El recorrido del partido resulta ser siempre favorable al equipo europeo. Salta la sorpresa en la táctica del seleccionador americano, Henry Iba, quien exhibe un juego excesivamente defensivo, en contraste con el de sus rivales, que adoptan la táctica contraria. Los soviéticos, de esta manera, se ponen enseguida por delante del marcador, sin problemas durante todo la primera parte, llegando al descanso con una ventaja relativamente cómoda de cinco puntos. Tras la pausa parece que Iba ha entrado en razón y reconvierte su juego en uno más ofensivo, presionando a los aleros y realizando ataques en diagonal, lo que hace que su equipo se acerque en el marcador, pero los soviéticos siguieron conservando en todo momento la ventaja gracias a sus letales contraataques y llegan a obtener una ventaja de hasta diez puntos, aunque el cambio de táctica americano hace que se acaben acercando en el marcador. Todo pese a que durante la segunda mitad del encuentro EE.UU. pierde a dos de sus jugadores: a Dwight Jones, su estrella, por expulsión tras una pelea y a Jim Brewer por lesión.

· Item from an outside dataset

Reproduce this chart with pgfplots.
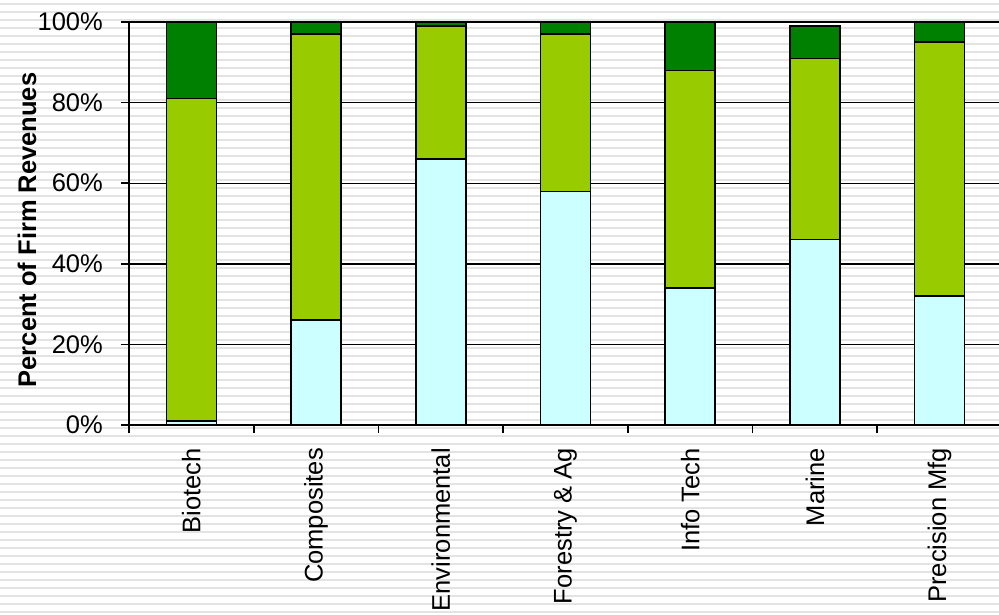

Queda menos un minuto para que finalice el encuentro y los estadounidenses logran colocarse a tan solo un punto de sus rivales. La posesión es de los soviéticos, pero Doug Collins logra robar el balón, consiguiendo dos tiros libres. Es la jugada determinante, a falta de poquísimos segundos. A partir de ese momento se sucede una suerte de pandemónium que, a día de hoy, realmente no ha sido resuelto. Para empezar, Collins aumenta la confusión al anotar sus dos tiros libres. Ello hace que se dé la vuelta al marcador y, en los pocos segundos que quedan, no le quede más remedio al equipo entrenado por Kondrashin de marcar si quiere ganar la final. La URSS pone el balón en juego pero no consiguen anotar en la corta posesión que tenían hasta el final del partido. Se desata entonces la confusión, seguida del caos. Primero, la euforia del equipo y seguidores estadounidenses, que llegan a invadir la cancha. A continuación, la protesta formal del equipo soviético, que reclama haber pedido tiempo muerto entre el lanzamiento del primer y segundo de los tiros libres –según estipulaba el reglamento-. El mismísimo presidente de la FIBA, William Jones, baja desde el palco para intentar aclarar el entuerto y declara que ha de repetirse la jugada. Algunos alegan que Jones llegó a esta decisión debido a la invasión de campo, otros a que el marcador se quedó parado tras poner el balón en juego después de los tiros libres norteamericanos. Se vuelven a jugar los segundos finales y los soviéticos consiguen anotar. Disponían de solo tres segundos, suficientes en un deporte como el baloncesto. La jugada, ya histórica, se desarrolló así: saca el balón de banda Ivan Edeshko lanzando un pase larguísimo hacia la canasta, donde esperaba su compañero Alexander Belov, quien logra deshacerse de dos contrarios y anota. 51-50 para los soviéticos.
Es entonces cuando se da la vuelta a la euforia desatada pocos minutos antes. En esta ocasión impera en el banquillo soviético. Los perdedores apelan, naturalmente, pero pierden en la comisión por la mínima de nuevo: tres votos contra dos. Curiosamente, los tres votos favorables a los soviéticos provienen de los miembros de Cuba, Polonia y Hungría, algo cuanto menos sospechoso.
El equipo norteamericano tomó la decisión de no subir al podio y de nunca reclamar unas medallas de plata que despreciaron en su momento y que siguen esperándoles. El botín -las medallas- del que algunos denominaron como “robo del siglo” descansa, irónicamente, en una caja fuerte en Suiza.